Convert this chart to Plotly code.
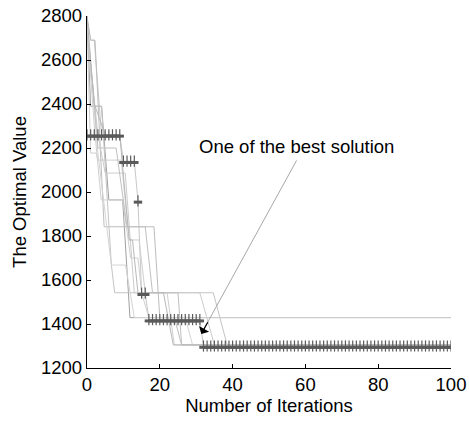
import plotly.graph_objects as go

# ---- data -------------------------------------------------------------
x_ticks = [0, 20, 40, 60, 80, 100]
y_ticks = [1200, 1400, 1600, 1800, 2000, 2200, 2400, 2600, 2800]

# individual runs (iteration, best-so-far value) breakpoints
run1_x = [0, 1, 2, 4, 9, 10, 13, 14, 15, 16, 17, 31, 32, 100]
run1_y = [2790, 2690, 2690, 2260, 2260, 2140, 2140, 1960, 1540, 1540, 1420, 1420, 1300, 1300]

run2_x = [0, 1, 4, 6, 9.8, 11.8, 100]
run2_y = [2800, 2390, 2390, 1964, 1964, 1429, 1429]

run3_x = [0, 1, 2.5, 3, 9.4, 11.6, 14.3, 16, 22, 24, 100]
run3_y = [2780, 2177, 2177, 2145, 2145, 1782, 1782, 1542, 1542, 1305, 1305]

run4_x = [0, 1, 2.2, 4.7, 18.4, 20, 24, 26, 100]
run4_y = [2800, 2690, 2690, 1842, 1842, 1429, 1429, 1305, 1305]

run5_x = [0, 2, 4, 6.7, 7.6, 34.7, 38.5, 100]
run5_y = [2800, 2388, 2388, 1668, 1542, 1542, 1305, 1305]

run6_x = [0, 3, 6.7, 10.6, 13, 27, 29, 100]
run6_y = [2770, 2177, 1668, 1668, 1429, 1429, 1305, 1305]

run7_x = [0, 3, 5, 10.5, 13, 31, 35, 100]
run7_y = [2740, 2260, 2086, 2086, 1542, 1542, 1305, 1305]

run8_x = [0, 2, 3.9, 9.8, 12, 14, 15, 17, 100]
run8_y = [2760, 2300, 1964, 1964, 1700, 1700, 1542, 1429, 1429]

run9_x = [0, 1.5, 3, 8, 11, 16, 18, 25, 26, 100]
run9_y = [2720, 2500, 2200, 2200, 1842, 1842, 1542, 1542, 1305, 1305]

run10_x = [0, 2, 5, 9, 11.6, 12.5, 14, 21, 23.7, 100]
run10_y = [2795, 2400, 2260, 2260, 1782, 1782, 1542, 1542, 1305, 1305]

run_colors = ["#c8c8c8", "#a0a0a0", "#cfcfcf", "#bdbdbd", "#c4c4c4",
              "#d4d4d4", "#cccccc", "#d0d0d0", "#c0c0c0", "#b8b8b8"]

# best solution: (first iteration, last iteration, value)
best_levels = [(0, 9, 2260), (10, 13, 2140), (14, 14, 1960),
               (15, 16, 1540), (17, 31, 1420), (32, 100, 1300)]

annotation_text = "One of the best solution"
x_title = "Number of Iterations"
y_title = "The Optimal Value"

# ---- figure -----------------------------------------------------------
runs = [(run1_x, run1_y), (run2_x, run2_y), (run3_x, run3_y), (run4_x, run4_y),
        (run5_x, run5_y), (run6_x, run6_y), (run7_x, run7_y), (run8_x, run8_y),
        (run9_x, run9_y), (run10_x, run10_y)]

fig = go.Figure()
for (rx, ry), c in zip(runs, run_colors):
    fig.add_trace(go.Scatter(x=rx, y=ry, mode="lines",
                             line=dict(color=c, width=1), hoverinfo="skip",
                             showlegend=False))

best_x, best_y = [], []
for a, b, v in best_levels:
    for i in range(a, b + 1):
        best_x.append(i)
        best_y.append(v)

mark_color = "#5a5a5a"
fig.add_trace(go.Scatter(x=best_x, y=[v - 6 for v in best_y], mode="markers",
                         marker=dict(symbol="line-ew-open", size=6, color=mark_color,
                                     line=dict(color=mark_color, width=3)),
                         showlegend=False, hoverinfo="skip"))
fig.add_trace(go.Scatter(x=best_x, y=best_y, mode="markers",
                         marker=dict(symbol="line-ns-open", size=8, color=mark_color,
                                     line=dict(color=mark_color, width=1.2)),
                         showlegend=False))

font = "Liberation Sans, Arial, sans-serif"
fs = 18.5

fig.add_annotation(x=57.5, y=2205, text=annotation_text, showarrow=False,
                   font=dict(family=font, size=fs, color="black"))
fig.add_annotation(x=31.4, y=1355, ax=57.8, ay=2150, axref="x", ayref="y",
                   text="", showarrow=True, arrowhead=0, arrowwidth=1,
                   arrowcolor="#a8a8a8")
fig.add_annotation(x=31.4, y=1355, ax=33.4, ay=1415, axref="x", ayref="y",
                   text="", showarrow=True, arrowhead=1, arrowsize=1.6,
                   arrowwidth=1.2, arrowcolor="black", standoff=0)

axis_common = dict(showline=True, linecolor="black", linewidth=1.3,
                   ticks="inside", ticklen=4, tickwidth=1.3, tickcolor="black",
                   showgrid=False, zeroline=False, mirror=False, automargin=False,
                   tickfont=dict(family=font, size=fs, color="black"),
                   title_font=dict(family=font, size=fs, color="black"))

fig.update_layout(
    width=469, height=425,
    margin=dict(l=87, r=18, t=16, b=57),
    plot_bgcolor="white", paper_bgcolor="white",
    xaxis=dict(range=[0, 100], tickvals=x_ticks, title_text=x_title,
               title_standoff=0, **axis_common),
    yaxis=dict(range=[1200, 2800], tickvals=y_ticks, title_text=y_title,
               title_standoff=9, **axis_common),
)

fig.write_html("out.html")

-------

Leave out the pictures and copy the rest of the material above exactly.

Convert this chart to Plotly code.
import plotly.graph_objects as go

# ---- data -------------------------------------------------------------
x_ticks = [0, 20, 40, 60, 80, 100]
y_ticks = [1200, 1400, 1600, 1800, 2000, 2200, 2400, 2600, 2800]

# individual runs (iteration, best-so-far value) breakpoints
run1_x = [0, 1, 2, 4, 9, 10, 13, 14, 15, 16, 17, 31, 32, 100]
run1_y = [2790, 2690, 2690, 2260, 2260, 2140, 2140, 1960, 1540, 1540, 1420, 1420, 1300, 1300]

run2_x = [0, 1, 4, 6, 9.8, 11.8, 100]
run2_y = [2800, 2390, 2390, 1964, 1964, 1429, 1429]

run3_x = [0, 1, 2.5, 3, 9.4, 11.6, 14.3, 16, 22, 24, 100]
run3_y = [2780, 2177, 2177, 2145, 2145, 1782, 1782, 1542, 1542, 1305, 1305]

run4_x = [0, 1, 2.2, 4.7, 18.4, 20, 24, 26, 100]
run4_y = [2800, 2690, 2690, 1842, 1842, 1429, 1429, 1305, 1305]

run5_x = [0, 2, 4, 6.7, 7.6, 34.7, 38.5, 100]
run5_y = [2800, 2388, 2388, 1668, 1542, 1542, 1305, 1305]

run6_x = [0, 3, 6.7, 10.6, 13, 27, 29, 100]
run6_y = [2770, 2177, 1668, 1668, 1429, 1429, 1305, 1305]

run7_x = [0, 3, 5, 10.5, 13, 31, 35, 100]
run7_y = [2740, 2260, 2086, 2086, 1542, 1542, 1305, 1305]

run8_x = [0, 2, 3.9, 9.8, 12, 14, 15, 17, 100]
run8_y = [2760, 2300, 1964, 1964, 1700, 1700, 1542, 1429, 1429]

run9_x = [0, 1.5, 3, 8, 11, 16, 18, 25, 26, 100]
run9_y = [2720, 2500, 2200, 2200, 1842, 1842, 1542, 1542, 1305, 1305]

run10_x = [0, 2, 5, 9, 11.6, 12.5, 14, 21, 23.7, 100]
run10_y = [2795, 2400, 2260, 2260, 1782, 1782, 1542, 1542, 1305, 1305]

run_colors = ["#c8c8c8", "#a0a0a0", "#cfcfcf", "#bdbdbd", "#c4c4c4",
              "#d4d4d4", "#cccccc", "#d0d0d0", "#c0c0c0", "#b8b8b8"]

# best solution: (first iteration, last iteration, value)
best_levels = [(0, 9, 2260), (10, 13, 2140), (14, 14, 1960),
               (15, 16, 1540), (17, 31, 1420), (32, 100, 1300)]

annotation_text = "One of the best solution"
x_title = "Number of Iterations"
y_title = "The Optimal Value"

# ---- figure -----------------------------------------------------------
runs = [(run1_x, run1_y), (run2_x, run2_y), (run3_x, run3_y), (run4_x, run4_y),
        (run5_x, run5_y), (run6_x, run6_y), (run7_x, run7_y), (run8_x, run8_y),
        (run9_x, run9_y), (run10_x, run10_y)]

fig = go.Figure()
for (rx, ry), c in zip(runs, run_colors):
    fig.add_trace(go.Scatter(x=rx, y=ry, mode="lines",
                             line=dict(color=c, width=1), hoverinfo="skip",
                             showlegend=False))

best_x, best_y = [], []
for a, b, v in best_levels:
    for i in range(a, b + 1):
        best_x.append(i)
        best_y.append(v)

mark_color = "#5a5a5a"
fig.add_trace(go.Scatter(x=best_x, y=[v - 6 for v in best_y], mode="markers",
                         marker=dict(symbol="line-ew-open", size=6, color=mark_color,
                                     line=dict(color=mark_color, width=3)),
                         showlegend=False, hoverinfo="skip"))
fig.add_trace(go.Scatter(x=best_x, y=best_y, mode="markers",
                         marker=dict(symbol="line-ns-open", size=8, color=mark_color,
                                     line=dict(color=mark_color, width=1.2)),
                         showlegend=False))

font = "Liberation Sans, Arial, sans-serif"
fs = 18.5

fig.add_annotation(x=57.5, y=2205, text=annotation_text, showarrow=False,
                   font=dict(family=font, size=fs, color="black"))
fig.add_annotation(x=31.4, y=1355, ax=57.8, ay=2150, axref="x", ayref="y",
                   text="", showarrow=True, arrowhead=0, arrowwidth=1,
                   arrowcolor="#a8a8a8")
fig.add_annotation(x=31.4, y=1355, ax=33.4, ay=1415, axref="x", ayref="y",
                   text="", showarrow=True, arrowhead=1, arrowsize=1.6,
                   arrowwidth=1.2, arrowcolor="black", standoff=0)

axis_common = dict(showline=True, linecolor="black", linewidth=1.3,
                   ticks="inside", ticklen=4, tickwidth=1.3, tickcolor="black",
                   showgrid=False, zeroline=False, mirror=False, automargin=False,
                   tickfont=dict(family=font, size=fs, color="black"),
                   title_font=dict(family=font, size=fs, color="black"))

fig.update_layout(
    width=469, height=425,
    margin=dict(l=87, r=18, t=16, b=57),
    plot_bgcolor="white", paper_bgcolor="white",
    xaxis=dict(range=[0, 100], tickvals=x_ticks, title_text=x_title,
               title_standoff=0, **axis_common),
    yaxis=dict(range=[1200, 2800], tickvals=y_ticks, title_text=y_title,
               title_standoff=9, **axis_common),
)

fig.write_html("out.html")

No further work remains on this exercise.